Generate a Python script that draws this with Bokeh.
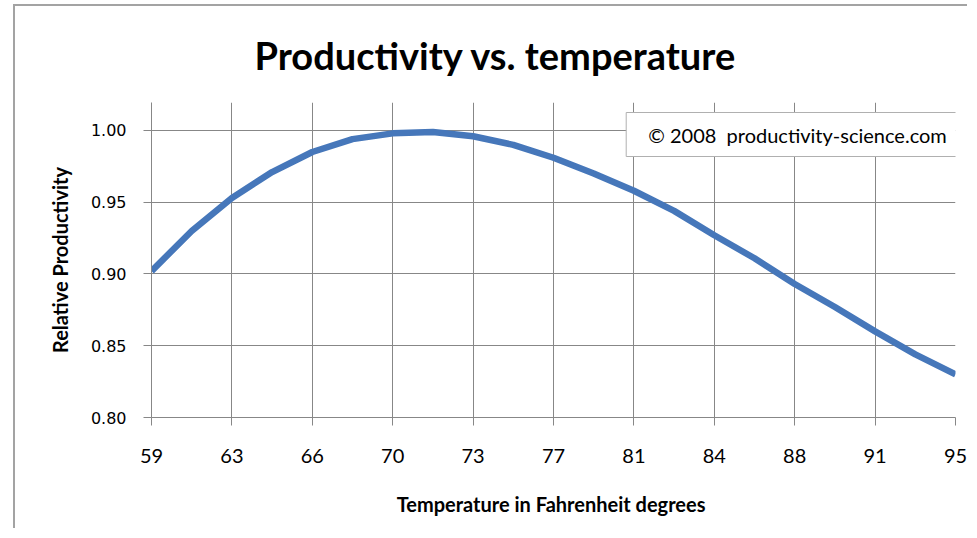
from bokeh.plotting import figure
from bokeh.models import FixedTicker, NumeralTickFormatter, Range1d, Label, ColumnDataSource
from bokeh.embed import file_html
from bokeh.resources import INLINE

temps_f = [59, 60.8, 62.6, 64.4, 66.2, 68, 69.8, 71.6, 73.4, 75.2, 77,
           78.8, 80.6, 82.4, 84.2, 86, 87.8, 89.6, 91.4, 93.2, 95]
productivity = [0.902, 0.930, 0.953, 0.971, 0.985, 0.994, 0.998, 0.999, 0.996, 0.990, 0.981,
                0.970, 0.958, 0.944, 0.927, 0.911, 0.893, 0.877, 0.860, 0.844, 0.830]
x_ticks = temps_f[::2]
y_ticks = [0.80, 0.85, 0.90, 0.95, 1.00]

title_text = "Productivity vs. temperature"
x_title = "Temperature  in Fahrenheit degrees"
y_title = "Relative Productivity"
credit = "\u00a9 2008 \u00a0productivity-science.com"

GRID = "#878787"
BLUE = "#4677BA"
FONT = "Lato"

src = ColumnDataSource(dict(t=temps_f, p=productivity))

p = figure(width=954, height=524, output_backend="svg", toolbar_location=None,
           x_range=Range1d(59, 95), y_range=Range1d(0.80, 1.0195),
           min_border_left=136, min_border_right=14, min_border_top=96, min_border_bottom=113)
p.margin = (4, 0, 0, 13)
p.styles = {"border-left": "2px solid #A3A3A3", "border-top": "2px solid #A3A3A3"}

p.outline_line_color = None
p.border_fill_color = "white"
p.background_fill_color = "white"

p.title.text = title_text
p.title.align = "left"
p.title.vertical_align = "top"
p.title.text_font = FONT
p.title.text_font_style = "bold"
p.title.text_font_size = "38px"
p.title.text_color = "black"
p.title.offset = 103
p.title.standoff = 46

p.line("t", "p", source=src, line_color=BLUE, line_width=6.5, line_join="round")

p.xaxis.ticker = FixedTicker(ticks=x_ticks)
p.yaxis.ticker = FixedTicker(ticks=y_ticks)
p.xaxis.formatter = NumeralTickFormatter(format="0")
p.yaxis.formatter = NumeralTickFormatter(format="0.00")

for ax in (p.xaxis[0], p.yaxis[0]):
    ax.axis_line_color = GRID
    ax.major_tick_line_color = GRID
    ax.minor_tick_line_color = None
    ax.major_tick_out = 8
    ax.major_tick_in = 0
    ax.axis_label_text_font = FONT
    ax.axis_label_text_font_style = "bold"
    ax.axis_label_text_font_size = "20px"
    ax.axis_label_text_color = "black"
    ax.major_label_text_color = "black"

p.xaxis.axis_label = x_title
p.yaxis.axis_label = y_title
p.xaxis.major_label_text_font = FONT
p.xaxis.major_label_text_font_size = "20px"
p.xaxis.major_label_standoff = 23
p.xaxis.axis_label_standoff = 26
p.yaxis.major_label_text_font = "DejaVu Sans"
p.yaxis.major_label_text_font_size = "16px"
p.yaxis.major_label_standoff = 17
p.yaxis.axis_label_standoff = 16

p.xgrid.ticker = FixedTicker(ticks=x_ticks)
p.ygrid.ticker = FixedTicker(ticks=y_ticks)
p.xgrid.grid_line_color = GRID
p.ygrid.grid_line_color = GRID

lbl = Label(x=646, y=283, x_units="screen", y_units="screen", text=credit,
            text_align="center", text_baseline="middle", text_font=FONT,
            text_font_size="20px", text_color="black",
            background_fill_color="white", border_line_color="#B0B0B0",
            padding=(22, 10))
p.add_layout(lbl)

open("out.html", "w").write(file_html(p, INLINE))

- - - - - - -

*WHAT NEEDS TO BE DONE*: Without the pictures, return the listing above from its first line through the line that has "from bokeh.resources import INLINE".

*SOLUTION*:
Generate a Python script that draws this with Bokeh.
from bokeh.plotting import figure
from bokeh.models import FixedTicker, NumeralTickFormatter, Range1d, Label, ColumnDataSource
from bokeh.embed import file_html
from bokeh.resources import INLINE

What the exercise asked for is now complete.